The Midnight continue to embody past, present, and future with Monsters, as yet another successive hit of fantastically catchy synthwave invites you to traverse its neo-soaked retro soundscapes.

Release date: July 10, 2020 | Counter Records | Website | Facebook | Twitter | Bandcamp

Time flies when you’re having fun – that’s the old adage, right? Well, for an album that runs almost to the hour mark, Monsters feels surprisingly brief. Returning for a third full-length after the widespread success of 2018’s Nocturnal, The Midnight (comprising US-based duo Jamison Lyle and Tim McEwan) have once again deftly handled the tightrope walk of exuding futuristic-sounding music while still being steeped in the synthetic nostalgia of the late 80’s/early 90’s electronica boom, compiling it into a solidly enjoyable outing. But what, if anything, is different?

Well, the short answer is not a lot. They’ve clearly honed their craft, but hey – if it ain’t broke, don’t fix it. Capable of conjuring immense nostalgia among their broad listenership, opener “1991 (intro)” wastes no time in also setting out to ramp up the chimes of childhood reminiscence with a loud clacking of keys, followed by that nightmarish, infamous dial-up tone. Many modern internet users, particularly those of a younger age, could never fully appreciate enduring its horrifying unpredictability. However, on this occasion it successfully connects us to “America Online”: not the album highlight by any means, but it does well in enticing you to stick around and find out what’s on offer further in.

From here on out, many tracks on Monsters display a comforting warmth, both musically and lyrically. Jaunty synths flood the speakers with plenty of effect and experimentation, as basslines drive through robust pads and arpeggios that cascade around. From the youthful whimsy of “Seventeen” to the arcade racer vibes of “Deep Blue” and “Night Skies”, there’s no lack of variety on display. Think Gunship with a sound hungering a little more for primetime radio airplay.

A definite strength of Monsters is the inclusion of some sexy-as-hell saxophone (or should I say sexophone? … no, that could get very confusing). Appearing sparingly on tracks including the wisely titled “Dance With Somebody”, it splatters each one with a sultry shade of gold. Elsewhere, virtuosic guitar squeals outward in bursts, mirroring the glistening sheen of the vocal melodies – sometimes literally. Wider percussion use also helps keep matters fresh, avoiding the blandness that can often come with overuse of structurally one-dimensional and identically paced beats.
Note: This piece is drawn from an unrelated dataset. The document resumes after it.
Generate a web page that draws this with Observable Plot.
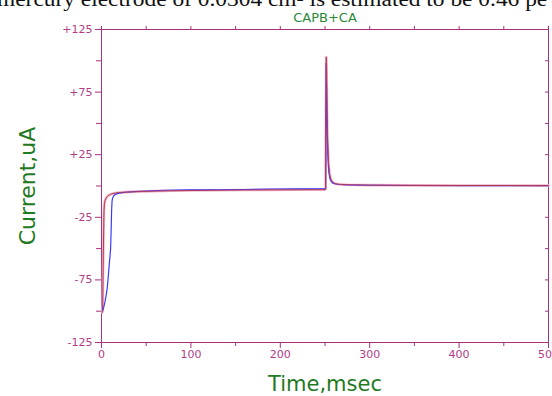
<!DOCTYPE html>
<html>
<head>
<meta charset="utf-8">
<script src="https://cdn.jsdelivr.net/npm/d3@7"></script>
<script src="https://cdn.jsdelivr.net/npm/@observablehq/plot@0.6"></script>
<style>
  html, body { margin: 0; padding: 0; background: #fff; overflow: hidden; }
  #wrap { position: relative; width: 552px; height: 396px; overflow: hidden; }
  #doc { position: absolute; top: -12px; left: -3px; z-index: 2; white-space: nowrap;
         font: 20px "Liberation Serif", "DejaVu Serif", serif; color: #111;
         transform: scaleX(1.17); transform-origin: 0 0; }
</style>
</head>
<body>
<div id="wrap"><div id="doc">mercury electrode of 0.0304 cm² is estimated to be 0.46 pe</div></div>
<script>
// ---- data ----
const chartTitle = "CAPB+CA";
const xLabel = "Time,msec";
const yLabel = "Current,uA";

const redTime    = [0.8, 1.3, 1.6, 2.0, 2.4, 2.8, 3.3, 4, 5, 6.5, 8, 10, 12, 15, 20, 27, 40, 60, 80, 100, 130, 160, 190, 220, 250, 250.6, 251, 251.4, 251.8, 252.3, 253, 254, 255, 256.5, 258.5, 261, 265, 275, 300, 350, 400, 450, 500];
const redCurrent = [-101, -95, -80, -55, -35, -20, -14, -11.5, -9.8, -8.4, -7.5, -6.7, -6.2, -5.7, -5.2, -4.9, -4.5, -4.1, -3.8, -3.6, -3.4, -3.2, -3.1, -3.0, -2.9, -2.8, 60, 103, 96, 60, 35, 18, 10, 5.5, 3, 2, 1.4, 1.0, 0.7, 0.5, 0.4, 0.4, 0.3];

const blueTime    = [1.2, 2.5, 4, 5.5, 6.5, 7.5, 8.5, 9.5, 10.2, 10.8, 11.3, 11.8, 12.5, 13.5, 15, 17, 20, 27, 35, 50, 70, 100, 130, 160, 190, 220, 250, 250.8, 251.2, 251.7, 252.3, 253.2, 254.2, 255.5, 257, 259, 262, 266, 275, 300, 350, 400, 450, 500];
const blueCurrent = [-100, -97, -92, -86, -81, -73, -64, -56, -50, -35, -20, -12, -9.5, -8, -7, -6.3, -5.7, -5, -4.5, -4, -3.4, -3.1, -3.0, -2.8, -2.4, -2.3, -2.2, -2, 98, 80, 51, 24.5, 12, 6, 3.5, 2.2, 1.6, 1.2, 0.9, 0.6, 0.4, 0.3, 0.3, 0.3];

const yLabelTicks = [125, 75, 25, -25, -75, -125];
const yMinorTicks = [100, 50, 0, -50, -100];
const xLabelTicks = [0, 100, 200, 300, 400, 500];
const xMinorTicks = [50, 150, 250, 350, 450];

// ---- build tables ----
const red = redTime.map((t, i) => ({t, c: redCurrent[i]}));
const blue = blueTime.map((t, i) => ({t, c: blueCurrent[i]}));

const axisCol = "#a8327e";
const textCol = "#b23c87";
const green = "#1f7a22";
const font = "DejaVu Sans, Verdana, sans-serif";
const allY = yLabelTicks.concat(yMinorTicks);
const allX = xLabelTicks.concat(xMinorTicks);

const chart = Plot.plot({
  width: 552,
  height: 396,
  marginLeft: 101,
  marginRight: 4,
  marginTop: 29,
  marginBottom: 54,
  style: {fontFamily: font, fontSize: "11px", background: "transparent", overflow: "visible"},
  x: {domain: [0, 500], axis: null},
  y: {domain: [-125, 125], axis: null},
  marks: [
    Plot.frame({stroke: axisCol, strokeWidth: 1}),
    // left axis
    Plot.axisY({anchor: "left", ticks: yLabelTicks, tickSize: 6, tickPadding: 3,
      tickFormat: d => (d > 0 ? "+" : "") + d, stroke: axisCol, fill: textCol, label: null}),
    Plot.axisY({anchor: "left", ticks: yMinorTicks, tickSize: 5, tickFormat: () => "",
      stroke: axisCol, label: null}),
    // right axis (inward ticks)
    Plot.axisY({anchor: "right", ticks: allY, tickSize: -4, tickFormat: () => "",
      stroke: axisCol, label: null}),
    // top axis
    Plot.axisX({anchor: "top", ticks: allX, tickSize: 4, tickFormat: () => "",
      stroke: axisCol, label: null}),
    // bottom axis
    Plot.axisX({anchor: "bottom", ticks: xLabelTicks, tickSize: 6, tickPadding: 2,
      stroke: axisCol, fill: textCol, label: null}),
    Plot.axisX({anchor: "bottom", ticks: xMinorTicks, tickSize: 4, tickFormat: () => "",
      stroke: axisCol, label: null}),
    // curves
    Plot.line(red, {x: "t", y: "c", stroke: "#f2b4c6", strokeWidth: 2.6, curve: "linear"}),
    Plot.line(blue, {x: "t", y: "c", stroke: "#3a3aff", strokeWidth: 1.2, curve: "linear"}),
    Plot.line(red, {x: "t", y: "c", stroke: "#b03c5c", strokeWidth: 1, curve: "linear"}),
    // texts
    Plot.text([chartTitle], {frameAnchor: "top", dy: -12, text: d => d, fill: "#2a8a3a",
      fontSize: 13, lineAnchor: "middle", textAnchor: "middle"}),
    Plot.text([xLabel], {frameAnchor: "bottom", dy: 42, text: d => d, fill: green,
      fontSize: 21, lineAnchor: "middle", textAnchor: "middle"}),
    Plot.text([yLabel], {frameAnchor: "left", dx: -74, rotate: -90, text: d => d, fill: green,
      fontSize: 22, lineAnchor: "middle", textAnchor: "middle"})
  ]
});
document.getElementById("wrap").appendChild(chart);
chart.style.position = "absolute";
chart.style.left = "0px";
chart.style.top = "0px";
</script>
</body>
</html>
Pleasingly, “Prom Night” absolutely nails that ’80s high school anthem vibe. You know the one: shimmering delayed guitar, lyrics adorned with the tropes of adolescent romance, epic leads, and the obligatory crescendo of whoas that are best enjoyed when chanted loudly en masse – drink cradled in one hand, best friend’s shoulder gripped in the other, as you simultaneously raise both voice and beverage to the rafters. The spacious title track also (unsurprisingly) goes hard, with a climactic chorus drop thrown in among the celestial composition for good measure. The number also features Canadian act Jupiter Winter; Lelia Broussard’s smokey, softly seductive pipes very much steal the track’s flickering neon spotlight. Further collaboration between the two in future would absolutely not be a bad thing.

“Monsters” and “Fire In The Sky” hit the perfect note for me. The latter’s pulsating, mid-tempo energy and lavish use of effects on the vocals carry all the telltale signs of a radio hit you’d hurriedly crank the volume for as it sauntered into your eager ears. Sounding fresh despite using conventional chord patterns and structuring, its alluring harmony, percussive clicks, and toe-tapping replayability immediately earned a place among my roster of regular plays, where I daresay it shall remain for quite some time.

On return journeys, I was less inclined to revisit “The Search for Ecco” and the rhythmic oddity that is “Helvetica”. They essentially play out as interludes, though not explicitly identified as such in the tracklisting. Perhaps it is the absence of sleek vocals that separates them so vastly from the majority of the album’s roster. I simply found them to lack the same endearing, nocturnal twinkle that inhabits the likes of “Monsters”, “Brooklyn”, or soft closer “Last Train”.

If you’re seeking some polished summer synthwave to sink your teeth into or soundtrack your night-time drives, you could do much, much worse than Monsters. The Midnight‘s newest release is catchy; unavoidably so. Perhaps not quite album of the year material, but a certifiable heavyweight among its peers. Futhermore, many a standout moment is contained here, in a record that – in multiple aspects – shows itself to be a listening experience that is both incredibly infectious and rewarding.